Under this mechanism, the public prosecutor would have been entitled to propose to legal entities (but not individuals) to enter into a settlement agreement requiring: (i) the payment of an amount proportionate to the advantages derived from the offenses, capped at 30% of the average annual turnover for the last three years, and (ii) the implementation of a compliance program under the supervision of the Authority, at the expense of the company. This agreement would have been required to be validated by a judge (with a 10-day withdrawal right exercisable by the company) and would have put an end to the criminal proceedings without the company being convicted or having admitted any wrongdoing. In case of violation of the settlement agreement, the public prosecutor would have been authorized to re-open the criminal proceedings.

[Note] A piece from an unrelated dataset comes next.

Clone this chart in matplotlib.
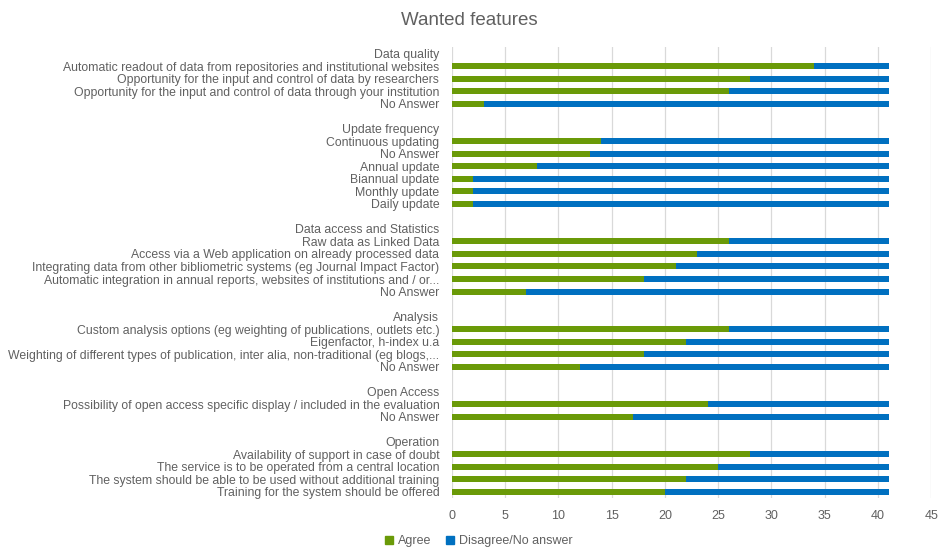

The purpose of this mechanism was to (i) incentivize companies to come forward, with respect to offenses that are difficult to detect, while (ii) allowing companies to continue to qualify for public tenders and other forms of licenses in jurisdictions where applicable laws provide for automatic disqualification in the event of criminal conviction.
In its 24 March 2016 opinion, the French Council of State (Conseil d’Etat) expressed reservations as to the proposed settlement mechanism, insofar as it would be contrary to one of the aims of criminal justice, which is to determine the actual facts of the case, and would deprive the victim from participation to the establishment of these facts. The Council of State also noted that it would introduce an dissymmetry in the treatment of companies and individuals, which was not in the interest of the victims and the administration of justice, given that these offenses are by nature “bilateral” (a person proposes and another accepts a bribe). The Council of State nevertheless highlighted that, if this settlement mechanism were to apply exclusively in the context of transnational corruption acts, the benefits would outweigh the drawbacks.
Despite this position, the settlement mechanism was removed from the Sapin II bill, although it could be reintroduced during the parliamentary process.
[1] While this is not the topic of the present alert memorandum, it should be noted that the Sapin II bill also proposes to introduce a framework aimed at regulating lobbying activities in France.